I get the same error as you for wsj_0607.out, but if I rename the file, it works just fine:

/opt/feng-hirst-rst-parser/src # python parser_wrapper.py ../texts/wsj_0607.out
Traceback (most recent call last):
  File "/opt/feng-hirst-rst-parser/src/parse.py", line 135, in parse
    self.segmenter.segment(doc)
  File "/opt/feng-hirst-rst-parser/src/segmenters/crf_segmenter.py", line 277, in segment
    self.segment_sentence(sentence)
  File "/opt/feng-hirst-rst-parser/src/segmenters/crf_segmenter.py", line 164, in segment_sentence
    features = self.write_features(sentence, offset2neighbouring_boundaries)
  File "/opt/feng-hirst-rst-parser/src/segmenters/crf_segmenter.py", line 97, in write_features
    inst_features = self.feature_writer.write_features([token0, token1, token2, token3], edu_segmentation)
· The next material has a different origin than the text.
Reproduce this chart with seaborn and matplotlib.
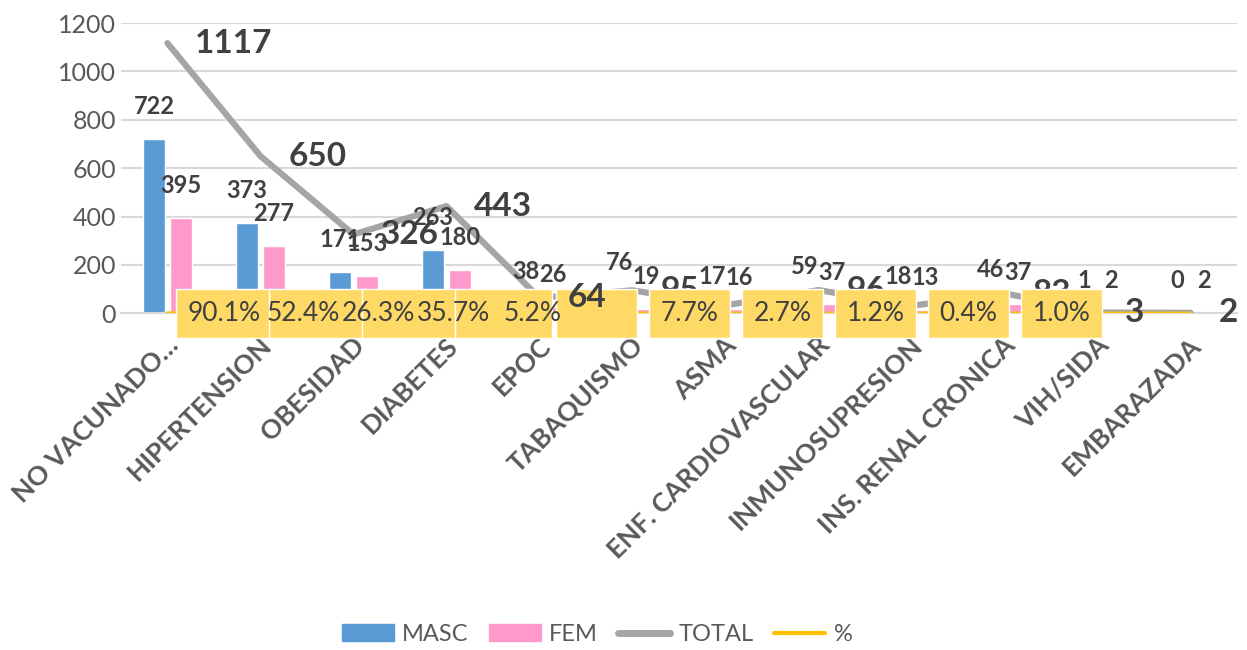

  File "/opt/feng-hirst-rst-parser/src/features/segmenter_feature_writer.py", line 213, in write_features
    self.write_unit_token_identity_features(token1, 1, i)
  File "/opt/feng-hirst-rst-parser/src/features/segmenter_feature_writer.py", line 56, in write_unit_token_identity_features
    self.features.add('Largest_Subtree_Top_Tag=%s_Unit=%d@%d' % (ancestor_subtree.label(), unit, position))
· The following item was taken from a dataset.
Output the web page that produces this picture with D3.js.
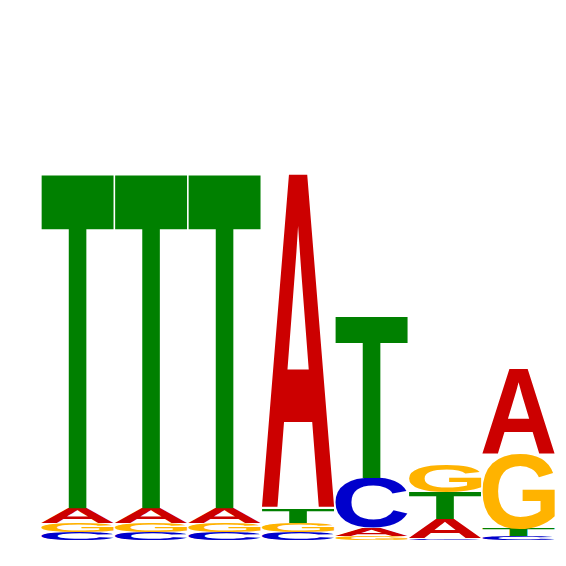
<!DOCTYPE html>
<html>
<head>
<meta charset="utf-8">
<script src="https://cdn.jsdelivr.net/npm/d3@7"></script>
<style>
  html, body { margin: 0; padding: 0; background: #fff; }
</style>
</head>
<body>
<div id="logo"></div>
<script>
// heights in bits, one value per position
const positions = [1, 2, 3, 4, 5, 6, 7];
const letters = ['A', 'C', 'G', 'T'];
const bitsA = [0.058, 0.058, 0.058, 1.305, 0.031, 0.074, 0.329];
const bitsC = [0.031, 0.031, 0.031, 0.031, 0.193, 0.006, 0.014];
const bitsG = [0.035, 0.035, 0.035, 0.035, 0.016, 0.107, 0.292];
const bitsT = [1.298, 1.298, 1.298, 0.054, 0.626, 0.105, 0.027];

const letterColors = {
  'A': '#cc0000',
  'C': '#0000cc',
  'G': '#ffb300',
  'T': '#008000'
};

const width = 566;
const height = 566;
const fontSize = 200;
const fontSpec = `bold ${fontSize}px "Liberation Sans"`;

document.fonts.load(fontSpec).then(draw, draw);

// scan a canvas for the real ink box of a glyph drawn at (ox, oy)
function inkBox(letter) {
  const size = fontSize * 2;
  const ox = fontSize / 2, oy = fontSize * 1.5;
  const canvas = document.createElement('canvas');
  canvas.width = size;
  canvas.height = size;
  const ctx = canvas.getContext('2d');
  ctx.font = fontSpec;
  ctx.fillStyle = '#000';
  ctx.fillText(letter, ox, oy);
  const px = ctx.getImageData(0, 0, size, size).data;
  let x0 = size, x1 = -1, y0 = size, y1 = -1;
  for (let j = 0; j < size; j++) {
    for (let i = 0; i < size; i++) {
      if (px[(j * size + i) * 4 + 3] > 100) {
        if (i < x0) x0 = i;
        if (i > x1) x1 = i;
        if (j < y0) y0 = j;
        if (j > y1) y1 = j;
      }
    }
  }
  return {
    left: ox - x0,
    right: x1 + 1 - ox,
    ascent: oy - y0,
    descent: y1 + 1 - oy
  };
}

function draw() {
  const bits = { 'A': bitsA, 'C': bitsC, 'G': bitsG, 'T': bitsT };

  const ink = {};
  letters.forEach(l => { ink[l] = inkBox(l); });

  const x = d3.scaleBand()
    .domain(positions)
    .range([41.5, 554.5])
    .paddingInner(0.02)
    .paddingOuter(0);

  const y = d3.scaleLinear()
    .domain([0, 2])
    .range([540, 26]);

  const svg = d3.select("#logo")
    .append("svg")
    .attr("width", width)
    .attr("height", height);

  // smallest letter at the bottom, largest on top
  const stacks = positions.map((p, i) => {
    const col = letters.map(l => ({ letter: l, value: bits[l][i] }))
      .sort((a, b) => a.value - b.value);
    let base = 0;
    col.forEach(d => {
      d.y0 = base;
      d.y1 = base + d.value;
      d.pos = p;
      base = d.y1;
    });
    return col;
  });

  const glyphs = stacks.flat().filter(d => y(d.y0) - y(d.y1) > 0.3);

  svg.selectAll("text.letter")
    .data(glyphs)
    .enter()
    .append("text")
    .attr("class", "letter")
    .attr("x", 0)
    .attr("y", 0)
    .style("font", fontSpec)
    .attr("fill", d => letterColors[d.letter])
    .attr("transform", d => {
      const g = ink[d.letter];
      const w = x.bandwidth();
      const h = y(d.y0) - y(d.y1);
      const sx = w / (g.left + g.right);
      const sy = h / (g.ascent + g.descent);
      return `translate(${x(d.pos)},${y(d.y1)}) scale(${sx},${sy}) translate(${g.left},${g.ascent})`;
    })
    .text(d => d.letter);
}
</script>
</body>
</html>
  File "/usr/lib/python2.7/site-packages/nltk/tree.py", line 235, in label
    return self._label
AttributeError: 'LexicalizedTree' object has no attribute '_label'
Traceback (most recent call last):
  File "/opt/feng-hirst-rst-parser/src/parse.py", line 311, in main
    raise e
AttributeError: 'LexicalizedTree' object has no attribute '_label'
Traceback (most recent call last):
  File "parser_wrapper.py", line 72, in <module>
    main()
  File "parser_wrapper.py", line 57, in main
    results = feng_main(options, args)
  File "/opt/feng-hirst-rst-parser/src/parse.py", line 320, in main
    raise Exception, traceback.print_exc()
Exception

/opt/feng-hirst-rst-parser/src # cp ../texts/wsj_0607.out ../texts/wsj_0607.text
/opt/feng-hirst-rst-parser/src # python parser_wrapper.py ../texts/wsj_0607.text 
ParseTree('Topic-Change[N][N]', [ParseTree('Explanation[N][S]', [ParseTree('Elaboration[N][S]', ['Three new issues begin trading on the New York Stock Exchange today ,', 'and one began trading on the Nasdaq/National Market System last week .']), ParseTree('Elaboration[N][S]', [ParseTree('Elaboration[N][S]', [ParseTree('Elaboration[N][S]', ['On the Big Board , Crawford & Co. , Atlanta ,', '( CFD ) begins trading today .']), ParseTree('Joint[N][N]', ["Crawford evaluates health care plans , manages medical and disability aspects of worker 's compensation injuries", 'and is involved in claims adjustments for insurance companies .'])]), ParseTree('Explanation[N][S]', [ParseTree('Elaboration[N][S]', ['Also beginning trading today on the Big Board are El Paso Refinery Limited Partnership , El Paso , Texas ,', ParseTree('Elaboration[N][S]', ['( ELP ) and Franklin Multi-Income Trust , San Mateo , Calif. ,', '( FMI ) .'])]), ParseTree('Elaboration[N][S]', ['El Paso owns and operates a petroleum refinery .', 'Franklin is a closed-end management investment company .'])])])]), ParseTree('Elaboration[N][S]', [ParseTree('Elaboration[N][S]', ['On the Nasdaq over-the-counter system , Allied Capital Corp. , Washington , D.C. ,', '( ALII ) began trading last Thursday .']), ParseTree('Elaboration[N][S]', ['Allied Capital is a closed-end management investment company', 'that will operate as a business development concern .'])])])